Plotting code records
BEGIN

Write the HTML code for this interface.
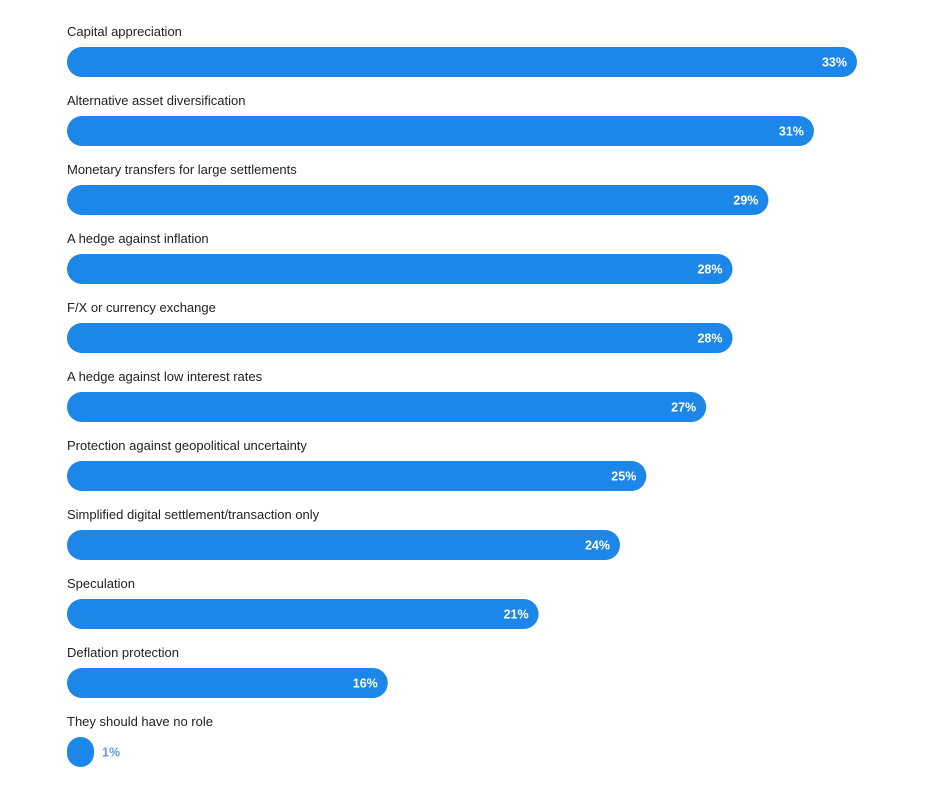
<!DOCTYPE html>
<html><head><meta charset="utf-8">
<style>
body{margin:0;background:#fff;width:938px;height:786px;overflow:hidden;font-family:"Liberation Sans",sans-serif;}
svg{display:block}
</style></head>
<body>
<svg id="chart" width="938" height="786" xmlns="http://www.w3.org/2000/svg"></svg>
<script>
const categories = ["Capital appreciation","Alternative asset diversification","Monetary transfers for large settlements","A hedge against inflation","F/X or currency exchange","A hedge against low interest rates","Protection against geopolitical uncertainty","Simplified digital settlement/transaction only","Speculation","Deflation protection","They should have no role"];
const values = [33, 31.2, 29.3, 27.8, 27.8, 26.7, 24.2, 23.1, 19.7, 13.4, 1.1];
const valueLabels = ["33%","31%","29%","28%","28%","27%","25%","24%","21%","16%","1%"];

const svg = document.getElementById('chart');
const NS = 'http://www.w3.org/2000/svg';
const x0 = 67, pxPerUnit = 790/33, top0 = 47, step = 69, barH = 30;
const xScale = v => v * pxPerUnit;
const yScale = i => top0 + i * step;

categories.forEach((c, i) => {
  const y = yScale(i);
  const w = Math.max(xScale(values[i]), barH * 0.9);
  const t = document.createElementNS(NS, 'text');
  
  
  t.setAttribute('x', x0);
  t.setAttribute('y', y - 11);
  t.setAttribute('font-size', '13');
  t.setAttribute('fill', '#222');
  t.setAttribute('font-family', 'Liberation Sans, sans-serif');
  t.textContent = c;
  svg.appendChild(t);

  const r = document.createElementNS(NS, 'rect');
  
  
  r.setAttribute('x', x0);
  r.setAttribute('y', y);
  r.setAttribute('width', w);
  r.setAttribute('height', barH);
  r.setAttribute('rx', Math.min(barH / 2, w / 2));
  r.setAttribute('fill', '#1c87e8');
  svg.appendChild(r);

  const v = document.createElementNS(NS, 'text');
  
  
  v.setAttribute('y', y + barH / 2 + 4.5);
  v.setAttribute('font-size', '12.5');
  v.setAttribute('font-weight', 'bold');
  v.setAttribute('font-family', 'Liberation Sans, sans-serif');
  if (w > 60) {
    v.setAttribute('x', x0 + w - 10);
    v.setAttribute('text-anchor', 'end');
    v.setAttribute('fill', '#fff');
  } else {
    v.setAttribute('x', x0 + w + 8);
    v.setAttribute('fill', '#5b9be0');
  }
  v.textContent = valueLabels[i];
  svg.appendChild(v);
});
</script>
</body></html>
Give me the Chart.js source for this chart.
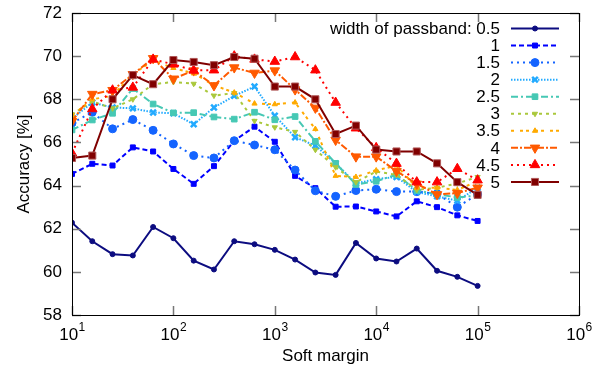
<!DOCTYPE html>
<html>
<head>
<meta charset="utf-8">
<script src="https://cdn.jsdelivr.net/npm/chart.js@4.4.1/dist/chart.umd.min.js"></script>
<style>
  html, body { margin: 0; padding: 0; background: #fff; }
  #wrap { width: 601px; height: 373px; }
</style>
</head>
<body>
<div id="wrap"><canvas id="chart-1"></canvas></div>
<script>
const softMargin = [10, 15.85, 25.12, 39.81, 63.1, 100, 158.5, 251.2, 398.1, 631, 1000,
  1585, 2512, 3981, 6310, 10000, 15849, 25119, 39811, 63096, 100000];
const passbands = ["width of passband: 0.5", "1", "1.5", "2", "2.5", "3", "3.5", "4", "4.5", "5"];
const xTicks = [10, 100, 1000, 10000, 100000, 1000000];

const acc_05 = [62.28, 61.42, 60.82, 60.76, 62.08, 61.56, 60.52, 60.11, 61.42, 61.28, 61.02, 60.57, 59.97, 59.86, 61.34, 60.62, 60.48, 61.08, 60.05, 59.77, 59.35];
const acc_1 = [64.54, 65.01, 64.93, 65.77, 65.58, 64.77, 64.08, 64.9, 66.08, 66.73, 66.03, 64.45, 63.88, 63.02, 63.03, 62.8, 62.57, 63.27, 63.0, 62.62, 62.36];
const acc_15 = [66.9, 67.4, 66.63, 67.06, 66.56, 65.93, 65.39, 65.28, 66.08, 65.88, 65.66, 64.72, 63.76, 63.5, 63.77, 63.83, 63.72, 63.72, 63.62, 63.0, 63.6];
const acc_2 = [67.1, 67.85, 67.62, 67.58, 67.39, 67.35, 66.84, 67.62, 68.16, 68.59, 67.24, 66.24, 65.85, 65.03, 64.1, 64.3, 64.4, 63.7, 63.5, 63.3, 63.9];
const acc_25 = [66.58, 67.04, 67.35, 68.5, 67.78, 67.37, 67.38, 67.18, 67.08, 67.4, 67.05, 67.2, 66.05, 65.03, 64.05, 64.2, 64.51, 63.77, 63.6, 63.45, 63.54];
const acc_3 = [67.3, 67.9, 67.58, 68.0, 68.7, 68.8, 68.72, 68.17, 68.29, 67.0, 66.7, 66.49, 65.66, 64.85, 64.16, 64.65, 64.5, 63.8, 63.9, 64.1, 64.4];
const acc_35 = [67.24, 68.0, 68.16, 69.16, 69.8, 69.45, 69.2, 68.65, 68.31, 67.8, 67.77, 67.85, 66.62, 64.45, 64.4, 64.7, 64.93, 63.9, 63.9, 63.8, 64.2];
const acc_4 = [66.98, 68.24, 68.42, 69.16, 69.9, 68.95, 69.33, 68.64, 69.47, 69.22, 69.33, 68.45, 67.6, 66.11, 65.34, 65.34, 64.67, 64.08, 63.59, 63.65, 63.9];
const acc_45 = [65.5, 67.55, 68.42, 68.55, 69.85, 69.62, 69.34, 69.35, 70.0, 69.85, 69.75, 69.96, 69.35, 67.85, 66.66, 65.75, 65.02, 64.16, 64.16, 64.78, 64.25];
const acc_5 = [65.28, 65.39, 68.0, 69.12, 68.7, 69.82, 69.73, 69.58, 69.96, 69.88, 68.59, 68.59, 68.0, 66.39, 66.78, 65.67, 65.58, 65.58, 65.03, 64.16, 63.57];

const series = [acc_05, acc_1, acc_15, acc_2, acc_25, acc_3, acc_35, acc_4, acc_45, acc_5];
const colors = ["#0c0c80", "#0000ff", "#1464ff", "#22aaff", "#46c8b4", "#aac83c", "#ffaa00", "#ff5a00", "#ff0000", "#800000"];
const dashes = [[], [5, 3], [2, 4], [1.5, 1.5], [7, 3, 2, 3], [3, 4], [3, 6, 3, 3], [7, 2, 2, 2], [2, 4], []];
const styles = ["circle", "rect", "circle", "crossRot", "rect", "triangle", "triangle", "triangle", "triangle", "rect"];
const radii = [2.5, 3.5, 4, 4, 4, 3, 3, 5.5, 5.5, 5];
const rotations = [0, 0, 0, 0, 0, 180, 0, 180, 0, 0];

const FONT = "'Liberation Sans', Arial, Helvetica, sans-serif";

const datasets = series.map((vals, i) => ({
  label: passbands[i],
  data: vals.map((v, k) => ({ x: softMargin[k], y: v })),
  borderColor: colors[i],
  backgroundColor: colors[i],
  borderWidth: 2,
  borderDash: dashes[i],
  pointStyle: styles[i],
  pointRadius: radii[i],
  pointRotation: rotations[i],
  pointBorderWidth: styles[i] === "crossRot" ? 2.5 : 1,
  pointBorderColor: i === 9 ? "#b05858" : colors[i],
  tension: 0,
  order: 9 - i,
}));

const framePlugin = {
  id: "frame",
  afterDatasetsDraw(chart) {
    const { ctx, chartArea: a, scales } = chart;
    ctx.save();
    ctx.strokeStyle = "#777";
    ctx.lineWidth = 1.5;
    ctx.beginPath();
    scales.x.ticks.forEach((t) => {
      const px = Math.round(scales.x.getPixelForValue(t.value)) + 0.5;
      ctx.moveTo(px, a.bottom); ctx.lineTo(px, a.bottom - 9);
      ctx.moveTo(px, a.top); ctx.lineTo(px, a.top + 9);
    });
    scales.y.ticks.forEach((t) => {
      const py = Math.round(scales.y.getPixelForValue(t.value)) + 0.5;
      ctx.moveTo(a.left, py); ctx.lineTo(a.left + 9, py);
      ctx.moveTo(a.right, py); ctx.lineTo(a.right - 9, py);
    });
    ctx.stroke();
    ctx.strokeStyle = "#000";
    ctx.lineWidth = 1;
    ctx.strokeRect(Math.round(a.left) + 0.5, Math.round(a.top) + 0.5,
      Math.round(a.right - a.left), Math.round(a.bottom - a.top));

    // x tick labels as 10 with superscript exponent
    ctx.fillStyle = "#000";
    ctx.textBaseline = "alphabetic";
    scales.x.ticks.forEach((t) => {
      const px = scales.x.getPixelForValue(t.value);
      const exp = String(Math.round(Math.log10(t.value)));
      ctx.font = "17px " + FONT;
      const w1 = ctx.measureText("10").width;
      ctx.font = "12px " + FONT;
      const w2 = ctx.measureText(exp).width;
      const x0 = px - (w1 + w2) / 2;
      ctx.font = "17px " + FONT;
      ctx.textAlign = "left";
      ctx.fillText("10", x0, a.bottom + 25);
      ctx.font = "12px " + FONT;
      ctx.fillText(exp, x0 + w1 + 0.5, a.bottom + 16);
    });

    // legend, text right aligned with samples on the right
    chart.data.datasets.forEach((ds, i) => {
      const y = 28.5 + 17.05 * i;
      ctx.font = "17px " + FONT;
      ctx.textAlign = "right";
      ctx.textBaseline = "middle";
      ctx.fillStyle = "#000";
      ctx.fillText(ds.label, 500, y + 1);
      ctx.strokeStyle = ds.borderColor;
      ctx.lineWidth = ds.borderWidth;
      ctx.setLineDash(ds.borderDash);
      ctx.beginPath();
      ctx.moveTo(511, y); ctx.lineTo(559, y);
      ctx.stroke();
      ctx.setLineDash([]);
      ctx.fillStyle = ds.backgroundColor;
      ctx.strokeStyle = ds.pointBorderColor;
      ctx.lineWidth = ds.pointBorderWidth;
      Chart.helpers.drawPoint(ctx, {
        pointStyle: ds.pointStyle, radius: ds.pointRadius, rotation: ds.pointRotation, borderWidth: ds.pointBorderWidth,
      }, 535, y);
    });
    ctx.restore();
  },
};

new Chart(document.getElementById("chart-1"), {
  type: "line",
  data: { datasets: datasets },
  plugins: [framePlugin],
  options: {
    responsive: true,
    maintainAspectRatio: false,
    animation: false,
    layout: { padding: { top: 13, right: 22, left: 0, bottom: 0 } },
    plugins: {
      legend: { display: false },
      tooltip: { enabled: false },
    },
    scales: {
      x: {
        type: "logarithmic",
        min: 10,
        max: 1000000,
        afterBuildTicks: (s) => { s.ticks = xTicks.map((v) => ({ value: v })); },
        afterFit: (s) => { s.height = 58; s.paddingLeft = 0; s.paddingRight = 0; },
        grid: { display: false, drawTicks: false },
        border: { display: false },
        ticks: { display: false },
        title: {
          display: true,
          text: "Soft margin",
          color: "#000",
          font: { family: FONT, size: 17 },
          padding: { top: 0, bottom: 6 },
        },
      },
      y: {
        min: 58,
        max: 72,
        afterFit: (s) => { s.width = 72; s.paddingTop = 0; s.paddingBottom = 0; },
        grid: { display: false, drawTicks: false },
        border: { display: false },
        ticks: {
          stepSize: 2,
          padding: 10,
          color: "#000",
          font: { family: FONT, size: 17 },
        },
        title: {
          display: true,
          text: "Accuracy [%]",
          color: "#000",
          font: { family: FONT, size: 17 },
          padding: { top: 14, bottom: 0 },
        },
      },
    },
  },
});
</script>
</body>
</html>
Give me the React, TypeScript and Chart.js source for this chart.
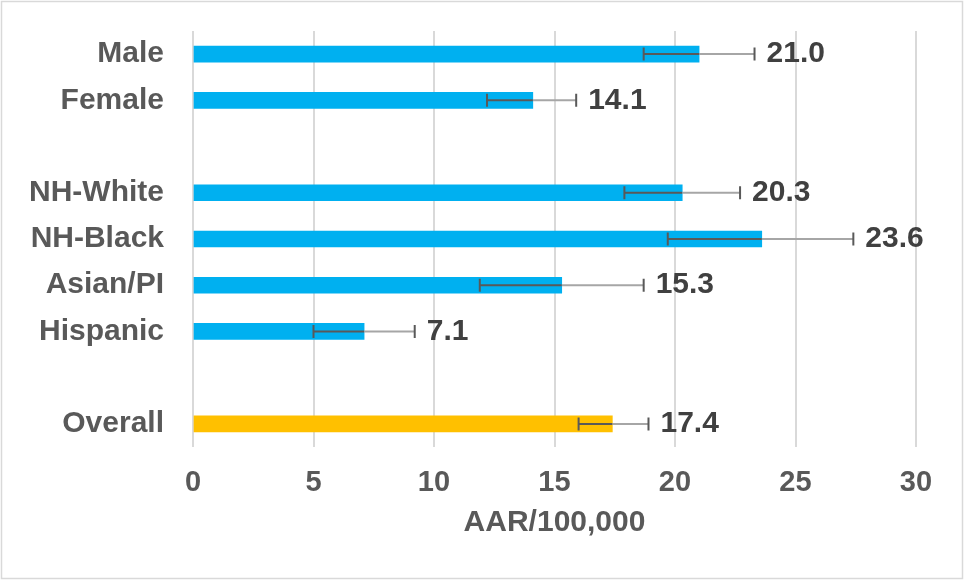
import React, { useEffect, useRef } from "react";
import { Chart, registerables } from "chart.js";

Chart.register(...registerables);

const categories = ["Male", "Female", "", "NH-White", "NH-Black", "Asian/PI", "Hispanic", "", "Overall"];
const rates: (number | null)[] = [21.0, 14.1, null, 20.3, 23.6, 15.3, 7.1, null, 17.4];
const ciLow: (number | null)[] = [18.7, 12.2, null, 17.9, 19.7, 11.9, 5.0, null, 16.0];
const ciHigh: (number | null)[] = [23.3, 15.9, null, 22.7, 27.4, 18.7, 9.2, null, 18.9];
const groupKinds = ["sub", "sub", "", "sub", "sub", "sub", "sub", "", "overall"];
const xTicks = [0, 5, 10, 15, 20, 25, 30];
const xTitle = "AAR/100,000";

const BLUE = "#00b0f0";
const ORANGE = "#ffc000";
const FONT = "'Liberation Sans', Arial, sans-serif";

const errorBarPlugin = {
  id: "errorBars",
  afterDatasetsDraw(chart: any) {
    const ctx = chart.ctx;
    const xs = chart.scales.x;
    const ys = chart.scales.y;
    ctx.save();
    rates.forEach((v, i) => {
      if (v == null) return;
      const lo = ciLow[i] as number;
      const hi = ciHigh[i] as number;
      const y = ys.getPixelForValue(i);
      const xv = xs.getPixelForValue(v);
      const xl = xs.getPixelForValue(lo);
      const xh = xs.getPixelForValue(hi);
      // light portion
      ctx.strokeStyle = "#a6a6a6";
      ctx.lineWidth = 2;
      ctx.beginPath();
      ctx.moveTo(xv, y);
      ctx.lineTo(xh, y);
      ctx.stroke();
      // dark portion
      ctx.strokeStyle = "#595959";
      ctx.beginPath();
      ctx.moveTo(xl, y);
      ctx.lineTo(xv, y);
      ctx.stroke();
      // caps
      ctx.beginPath();
      ctx.moveTo(xl, y - 6.5);
      ctx.lineTo(xl, y + 6.5);
      ctx.moveTo(xh, y - 6.5);
      ctx.lineTo(xh, y + 6.5);
      ctx.stroke();
      // label
      ctx.fillStyle = "#404040";
      ctx.font = `bold 30px ${FONT}`;
      ctx.textAlign = "left";
      ctx.textBaseline = "middle";
      ctx.fillText(v.toFixed(1), xh + 12, y);
    });
    ctx.restore();
  },
};

const borderPlugin = {
  id: "outerBorder",
  afterDraw(chart: any) {
    const ctx = chart.ctx;
    ctx.save();
    ctx.strokeStyle = "#d9d9d9";
    ctx.lineWidth = 1.5;
    ctx.strokeRect(1.5, 1.5, 961, 577);
    ctx.restore();
  },
};

export default function App() {
  const ref = useRef<HTMLCanvasElement>(null);
  useEffect(() => {
    if (!ref.current) return;
    const chart = new Chart(ref.current, {
      type: "bar",
      data: {
        labels: categories,
        datasets: [
          {
            data: rates as any,
            backgroundColor: groupKinds.map((k) => (k === "overall" ? ORANGE : BLUE)),
            borderWidth: 0,
            barThickness: 16,
          },
        ],
      },
      options: {
        indexAxis: "y",
        animation: false,
        responsive: false,
        devicePixelRatio: 1,
        layout: { padding: { top: 31, right: 48, left: 0, bottom: 0 } },
        plugins: { legend: { display: false }, tooltip: { enabled: false } },
        scales: {
          x: {
            min: 0,
            max: 30,
            afterBuildTicks: (s: any) => {
              s.ticks = xTicks.map((v) => ({ value: v }));
            },
            afterFit: (s: any) => {
              s.height = 133;
              s.paddingLeft = 0;
              s.paddingRight = 0;
            },
            grid: { color: "#d9d9d9", lineWidth: 2, drawTicks: false },
            border: { display: false },
            ticks: {
              color: "#595959",
              font: { family: FONT, size: 29, weight: "bold" },
              padding: 19,
              maxRotation: 0,
            },
            title: {
              display: true,
              text: xTitle,
              color: "#595959",
              font: { family: FONT, size: 30, weight: "bold" },
              padding: { top: 0, bottom: 39 },
            },
          },
          y: {
            afterFit: (s: any) => {
              s.width = 193;
              s.paddingTop = 0;
              s.paddingBottom = 0;
            },
            grid: { display: false, drawTicks: false },
            border: { display: false },
            ticks: {
              color: "#595959",
              font: { family: FONT, size: 30, weight: "bold" },
              padding: 29,
            },
          },
        },
      },
      plugins: [errorBarPlugin, borderPlugin],
    } as any);
    return () => chart.destroy();
  }, []);
  return (
    <div style={{ position: "fixed", left: 0, top: 0, width: 964, height: 580, background: "#fff" }}>
      <canvas ref={ref} width={964} height={580} style={{ display: "block" }} />
    </div>
  );
}
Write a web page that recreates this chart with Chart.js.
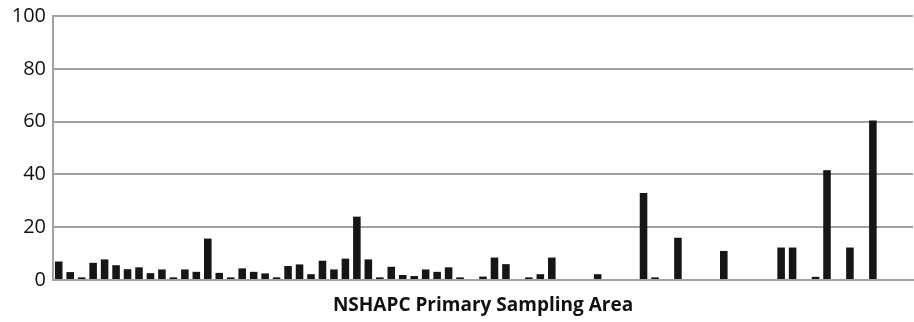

END

Given instruction –
Skip the pictures and quote each line of the entries above, from the first through the line with "const r = document.createElementNS(NS, 'rect');", exactly as it appears.

Result for this exercise –
Write the HTML code for this interface.
<!DOCTYPE html>
<html><head><meta charset="utf-8">
<style>
body{margin:0;background:#fff;width:938px;height:786px;overflow:hidden;font-family:"Liberation Sans",sans-serif;}
svg{display:block}
</style></head>
<body>
<svg id="chart" width="938" height="786" xmlns="http://www.w3.org/2000/svg"></svg>
<script>
const categories = ["Capital appreciation","Alternative asset diversification","Monetary transfers for large settlements","A hedge against inflation","F/X or currency exchange","A hedge against low interest rates","Protection against geopolitical uncertainty","Simplified digital settlement/transaction only","Speculation","Deflation protection","They should have no role"];
const values = [33, 31.2, 29.3, 27.8, 27.8, 26.7, 24.2, 23.1, 19.7, 13.4, 1.1];
const valueLabels = ["33%","31%","29%","28%","28%","27%","25%","24%","21%","16%","1%"];

const svg = document.getElementById('chart');
const NS = 'http://www.w3.org/2000/svg';
const x0 = 67, pxPerUnit = 790/33, top0 = 47, step = 69, barH = 30;
const xScale = v => v * pxPerUnit;
const yScale = i => top0 + i * step;

categories.forEach((c, i) => {
  const y = yScale(i);
  const w = Math.max(xScale(values[i]), barH * 0.9);
  const t = document.createElementNS(NS, 'text');
  
  
  t.setAttribute('x', x0);
  t.setAttribute('y', y - 11);
  t.setAttribute('font-size', '13');
  t.setAttribute('fill', '#222');
  t.setAttribute('font-family', 'Liberation Sans, sans-serif');
  t.textContent = c;
  svg.appendChild(t);

  const r = document.createElementNS(NS, 'rect');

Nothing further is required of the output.